Nihilism: the Cynic | Archetypical Philosophies 4
a Short Essay for the Modern Existentialist
1 | Nihilism: To Fell the False World
Our hero steels himself, and leaps—vaulting over the edge of the wall. He falls, plunging to the earth, where stands a horde of fearsome, horned demons with patchy fur and discolored flesh, howling and screaming in an infernal tongue. He brandishes his sword of Order, locking eyes with the closest one—but discovers not a monster, but instead just a man who wears a strange hat and bears a strange stench, and who seems obsessed with throwing rocks at the wall.
Confused, our hero thus calls out to this weird, stinky man, demanding to know what’s going on.
“I’m gonna knock this wall on its ass!” The stinky man replies.
“But why?” The hero asks.
“’Cause walls are fake—unnatural! Can’t you see?” The stinky man replies. “If someone had to make it, then that means that it was never real in the first place!”
“Well… stop it!” The hero cries. “That wall protects us—it’s always been there! In fact, what’s unnatural… is for you to want to knock it down at all!”
The Idealist is the Faithful; a man who believes that the nature of the world is one of inherent Order. A world in which everything naturally abides by the rule of law—in which everything already makes sense. He is the one who chooses to believe in the story which he’s been told all his life: that is, that he holds the knowledge, responsibility, and power to defend what’s Good and right against the Evil and the Chaos of the false world which attempts to knock it down.

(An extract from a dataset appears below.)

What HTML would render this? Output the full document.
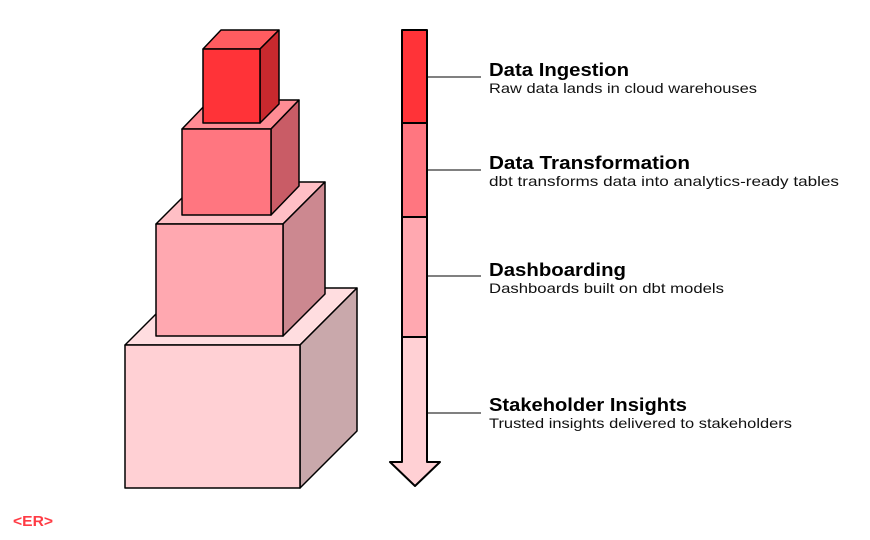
<!DOCTYPE html>
<html><head><meta charset="utf-8"><style>
html,body{margin:0;padding:0;background:#fff;width:870px;height:540px;overflow:hidden}
svg{display:block}
.h{font-family:"Liberation Sans",sans-serif;font-weight:bold;font-size:18px;fill:#000}
.s{font-family:"Liberation Sans",sans-serif;font-size:14px;fill:#111}
</style></head><body>
<svg width="870" height="540" viewBox="0 0 870 540" stroke="#000" stroke-width="1.5" stroke-linejoin="round">
<!-- cube 4 -->
<polygon points="125,345 182,288 357,288 300,345" fill="#ffdde0"/>
<polygon points="300,345 357,288 357,431 300,488" fill="#c9a8ab"/>
<rect x="125" y="345" width="175" height="143" fill="#ffd0d4"/>
<!-- cube 3 -->
<polygon points="156,224 198,182 325,182 283,224" fill="#ffbfc5"/>
<polygon points="283,224 325,182 325,294 283,336" fill="#cc8890"/>
<rect x="156" y="224" width="127" height="112" fill="#ffa8b0"/>
<!-- cube 2 -->
<polygon points="182,129 210,100 299,100 271,129" fill="#ff8c94"/>
<polygon points="271,129 299,100 299,186 271,215" fill="#c95c66"/>
<rect x="182" y="129" width="89" height="86" fill="#ff7680"/>
<!-- cube 1 -->
<polygon points="203,49 221,30 279,30 260,49" fill="#ff5c60"/>
<polygon points="260,49 279,30 279,104 260,123" fill="#c9292e"/>
<rect x="203" y="49" width="57" height="74" fill="#ff3338"/>
<!-- bar -->
<polygon points="402,337 427,337 427,462 440,462 415,486 390,462 402,462" fill="#ffd0d4" stroke-width="2"/>
<rect x="402" y="217" width="25" height="120" fill="#ffa8b0" stroke-width="2"/>
<rect x="402" y="123" width="25" height="94" fill="#ff7680" stroke-width="2"/>
<rect x="402" y="30" width="25" height="93" fill="#ff3338" stroke-width="2"/>
<!-- leaders -->
<g stroke-width="1">
<line x1="428" y1="77" x2="481" y2="77"/>
<line x1="428" y1="170" x2="481" y2="170"/>
<line x1="428" y1="276" x2="481" y2="276"/>
<line x1="428" y1="413" x2="481" y2="413"/>
</g>
<g stroke="none">
<text class="h" x="489" y="76" textLength="140" lengthAdjust="spacingAndGlyphs">Data Ingestion</text>
<text class="s" x="489" y="93" textLength="268" lengthAdjust="spacingAndGlyphs">Raw data lands in cloud warehouses</text>
<text class="h" x="489" y="169" textLength="201" lengthAdjust="spacingAndGlyphs">Data Transformation</text>
<text class="s" x="489" y="186" textLength="350" lengthAdjust="spacingAndGlyphs">dbt transforms data into analytics-ready tables</text>
<text class="h" x="489" y="276" textLength="137" lengthAdjust="spacingAndGlyphs">Dashboarding</text>
<text class="s" x="489" y="293" textLength="235" lengthAdjust="spacingAndGlyphs">Dashboards built on dbt models</text>
<text class="h" x="489" y="411" textLength="198" lengthAdjust="spacingAndGlyphs">Stakeholder Insights</text>
<text class="s" x="489" y="428" textLength="303" lengthAdjust="spacingAndGlyphs">Trusted insights delivered to stakeholders</text>
<text x="13" y="526" font-family="Liberation Sans,sans-serif" font-weight="bold" font-size="15" fill="#ff3b44" textLength="40" lengthAdjust="spacingAndGlyphs">&lt;ER&gt;</text>
</g>
</svg>
</body></html>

The Nihilist, meanwhile, is the Cynic: he who believes that the nature of the world is one of inherent Chaos—that laws are something that people just make up, and that nothing makes sense. He is the one who has realized that the Truth he’s been told is a lie—that there’s no such thing as “responsibility”, and that someone somewhere is trying to manipulate him and turn the whole world upside down.

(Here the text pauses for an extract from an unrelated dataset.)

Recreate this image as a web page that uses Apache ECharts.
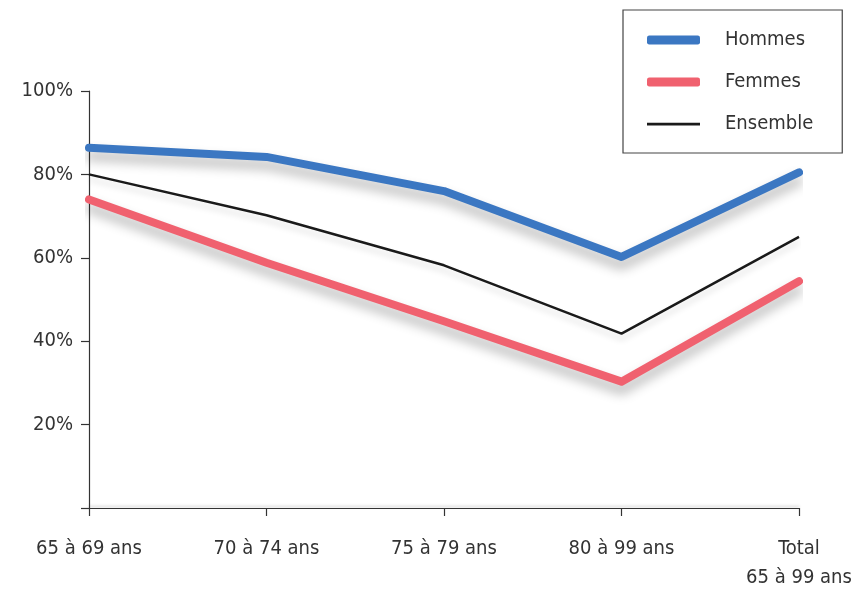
<!DOCTYPE html>
<html>
<head>
<meta charset="utf-8">
<script src="https://cdn.jsdelivr.net/npm/echarts@6/dist/echarts.min.js"></script>
<style>
html,body{margin:0;padding:0;background:#fff;}
#c{width:857px;height:592px;}
</style>
</head>
<body>
<div id="c"></div>
<script>
const categories = ['65 à 69 ans', '70 à 74 ans', '75 à 79 ans', '80 à 99 ans', 'Total\n65 à 99 ans'];
const hommes = [86.4, 84.2, 76, 60.2, 80.5];
const femmes = [74, 58.8, 44.8, 30.3, 54.4];
const ensemble = [80, 70.2, 58.2, 41.8, 65];
const yTicks = [0, 20, 40, 60, 80, 100];

const FONT = '"Liberation Sans Narrow", "DejaVu Sans Condensed", sans-serif';
const BLUE = '#3b77c2', RED = '#f0616f', BLACK = '#1a1a1a';
const chart = echarts.init(document.getElementById('c'), null, {renderer: 'canvas'});
chart.setOption({
  animation: false,
  backgroundColor: '#fff',
  textStyle: {fontFamily: FONT},
  grid: {left: 89, right: 58, top: 91, bottom: 82, containLabel: false},
  legend: {
    orient: 'vertical',
    left: 623, top: 10,
    padding: [20, 29, 19, 24],
    borderColor: '#444', borderWidth: 1.2,
    itemWidth: 53, itemHeight: 9, itemGap: 22,
    textStyle: {fontFamily: FONT, fontSize: 20, lineHeight: 20, color: '#333', padding: [0, 0, 0, 20]},
    data: [
      {name: 'Hommes', icon: 'roundRect', itemStyle: {color: BLUE}},
      {name: 'Femmes', icon: 'roundRect', itemStyle: {color: RED}},
      {name: 'Ensemble', icon: 'path://M0,0h0.01v0.01h-0.01z M0,3.2h53v2.8h-53z M0,9h0.01v-0.01h-0.01z', itemStyle: {color: BLACK}}
    ]
  },
  xAxis: {
    type: 'category',
    data: categories,
    boundaryGap: false,
    axisLine: {show: true, lineStyle: {color: '#333', width: 1.2, shadowColor: 'rgba(0,0,0,0.25)', shadowBlur: 3, shadowOffsetY: -2}},
    axisTick: {show: true, length: 8, lineStyle: {color: '#333', width: 1.2}},
    axisLabel: {fontFamily: FONT, fontSize: 20, color: '#333', margin: 26, lineHeight: 29},
    splitLine: {show: false}
  },
  yAxis: {
    type: 'value',
    min: yTicks[0], max: yTicks[yTicks.length - 1], interval: 20,
    axisLine: {show: true, lineStyle: {color: '#333', width: 1.2}},
    axisTick: {show: true, length: 8, lineStyle: {color: '#333', width: 1.2}},
    axisLabel: {fontFamily: FONT, fontSize: 20, color: '#333', margin: 16,
      formatter: v => v === 0 ? '' : v + '%'},
    splitLine: {show: false}
  },
  series: [
    {name: 'Hommes', type: 'line', data: hommes, symbol: 'none',
      lineStyle: {color: BLUE, width: 8, cap: 'round', join: 'round',
        shadowColor: 'rgba(0,0,0,0.3)', shadowBlur: 12, shadowOffsetY: 8},
      itemStyle: {color: BLUE}, z: 3},
    {name: 'Femmes', type: 'line', data: femmes, symbol: 'none',
      lineStyle: {color: RED, width: 8, cap: 'round', join: 'round',
        shadowColor: 'rgba(0,0,0,0.3)', shadowBlur: 12, shadowOffsetY: 8},
      itemStyle: {color: RED}, z: 3},
    {name: 'Ensemble', type: 'line', data: ensemble, symbol: 'none',
      lineStyle: {color: BLACK, width: 2.5,
        shadowColor: 'rgba(0,0,0,0.15)', shadowBlur: 6, shadowOffsetY: 5},
      itemStyle: {color: BLACK}, z: 4}
  ]
});
</script>
</body>
</html>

And so, the Nihilist is the one who believes that there are two kinds of people in this world:
The enlightened, and the sheep.
There are those who are weak-minded—unable to cope with the cold, uncaring, Absurd reality of the world, and so who retreat behind the safety of a lie: that Order is what’s natural and True. And then, there are those whose eyes have been opened—who know, understand, and embrace the fact that Chaos is the true nature of the world.

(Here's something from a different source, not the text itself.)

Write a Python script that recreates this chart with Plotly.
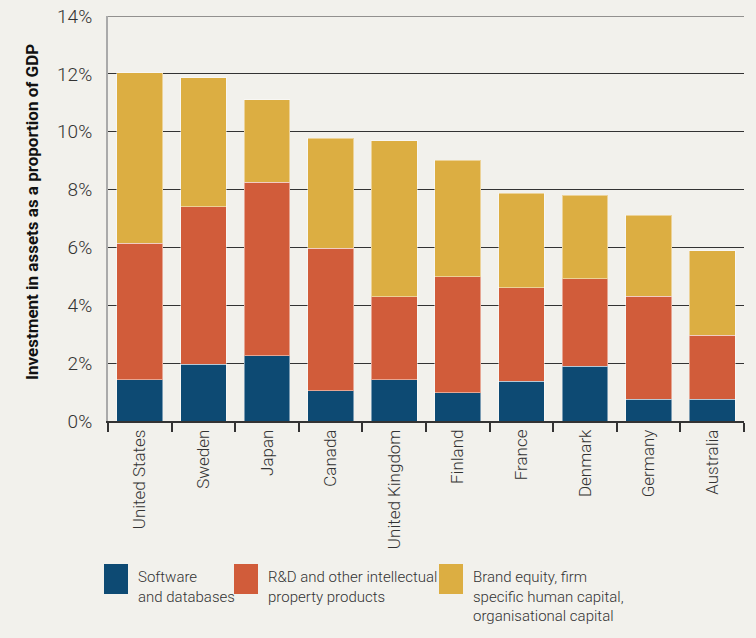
import plotly.graph_objects as go

countries = ["United States", "Sweden", "Japan", "Canada", "United Kingdom",
             "Finland", "France", "Denmark", "Germany", "Australia"]
software = [1.42, 1.97, 2.25, 1.04, 1.42, 0.97, 1.38, 1.90, 0.76, 0.76]
rnd = [4.73, 5.43, 6.01, 4.94, 2.87, 4.01, 3.22, 3.01, 3.56, 2.21]
brand = [5.88, 4.46, 2.84, 3.80, 5.39, 4.04, 3.28, 2.90, 2.80, 2.91]

names = ["Software<br>and databases",
         "R&D and other intellectual<br>property products",
         "Brand equity, firm<br>specific human capital,<br>organisational capital"]
colors = ["#0d4a73", "#d15c3a", "#dcae42"]

W, H = 756, 638
L, R, T, B = 108, 12, 16, 217
pw, ph = W - L - R, H - T - B

font = "Roboto, Liberation Sans, sans-serif"
txt = "#333333"

fig = go.Figure()
for vals, name, col in zip([software, rnd, brand], names, colors):
    fig.add_trace(go.Bar(x=countries, y=vals, name=name, marker_color=col,
                         marker_line=dict(color="rgba(255,255,255,0.45)", width=1)))

fig.update_layout(
    width=W, height=H, barmode="stack", bargap=0.28, showlegend=False,
    margin=dict(l=L, r=R, t=T, b=B),
    paper_bgcolor="#f2f1ec", plot_bgcolor="#f2f1ec",
    font=dict(family=font, color=txt),
)
fig.update_yaxes(range=[0, 14], dtick=2, tickformat=".0f", ticksuffix="%",
                 showgrid=True, gridcolor="#333333", gridwidth=1.2,
                 showline=True, linecolor="#aaaaaa", linewidth=2,
                 zeroline=False, ticks="", ticklabelstandoff=10, automargin=False,
                 tickfont=dict(size=19, color=txt, weight=300))
fig.update_xaxes(tickangle=-90, tickson="boundaries", ticks="outside", ticklen=9,
                 tickcolor="#333333", tickwidth=1.5, showline=True, automargin=False,
                 linecolor="#333333", linewidth=1.5, range=[-0.5, 9.5],
                 tickfont=dict(size=17, color=txt, weight=300))

# plotly skips the gridline at the top edge of the range, so draw it
fig.add_hline(y=14, line_color="#333333", line_width=1.2, layer="below")

# legend and axis title drawn by hand, positions in pixels -> paper coords
def px_x(v):
    return (v - L) / pw

def px_y(v):
    return (H - B - v) / ph

fig.add_annotation(text="<b>Investment in assets as a proportion of GDP</b>",
                   xref="paper", yref="paper", x=px_x(20), y=px_y(212),
                   textangle=-90, showarrow=False,
                   font=dict(size=17, color="#111111", family=font))

legend_x = [104, 234, 439]
for x0, name, col in zip(legend_x, names, colors):
    fig.add_shape(type="rect", xref="paper", yref="paper",
                  x0=px_x(x0), x1=px_x(x0 + 24), y0=px_y(594), y1=px_y(564),
                  fillcolor=col, line_width=0)
    fig.add_annotation(text=name, xref="paper", yref="paper",
                       x=px_x(x0 + 32), y=px_y(566), xanchor="left", yanchor="top",
                       align="left", showarrow=False,
                       font=dict(size=15, color=txt, family=font, weight=300))

# drop the default 8px page margin so the figure sits at the window corner
fig.write_html("out.html", config={"displayModeBar": False},
               post_script="document.body.style.margin='0px';")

The Nihilist believes that the sheep are the ones who hide behind false words and false walls—who can continue to live a sad, sheltered, carefree existence only through their faith in fake meaning and fake Truths. And so, he makes it his mission—his obsession—to attempt to tear down that wall. To expose their Eden to the outside world, and to show them all once and for all that he is in the right—
That nothing means anything at all.
2 | Onward
And so, the Nihilist stands tall and proud, declaring the meaninglessness of existence and the futility of human Agency. Yet still, there he stands, putting everything he has—every fiber of conviction within his being—into his project of throwing rocks at a wall. And soon, hopefully—or perhaps, one day—he’ll grow either tired or bored. It might take thousands of years, after all, to really knock that wall on its ass… no matter how good his throwing-arm may be. And a Nihilist is, in reality, not a monster or a demon—but instead, simply just a mortal man. And mortal men get tired, or bored—distracted, or hungry—and they wander off to go do something else instead.
After all, if nothing means anything anyway… then what was even the point of trying to knock down some stupid wall in the first place?
Philosophy: a mindset. An attitude. The way that a person chooses to see the world, and therefore to approach living their life.
Αρχή | archí: origin
Τύπος | týpos: form
An Archetypical Philosophy is the bare-bones, logical basis of a person’s mindset or attitude, inferred from observation of the way in which they choose to live their life.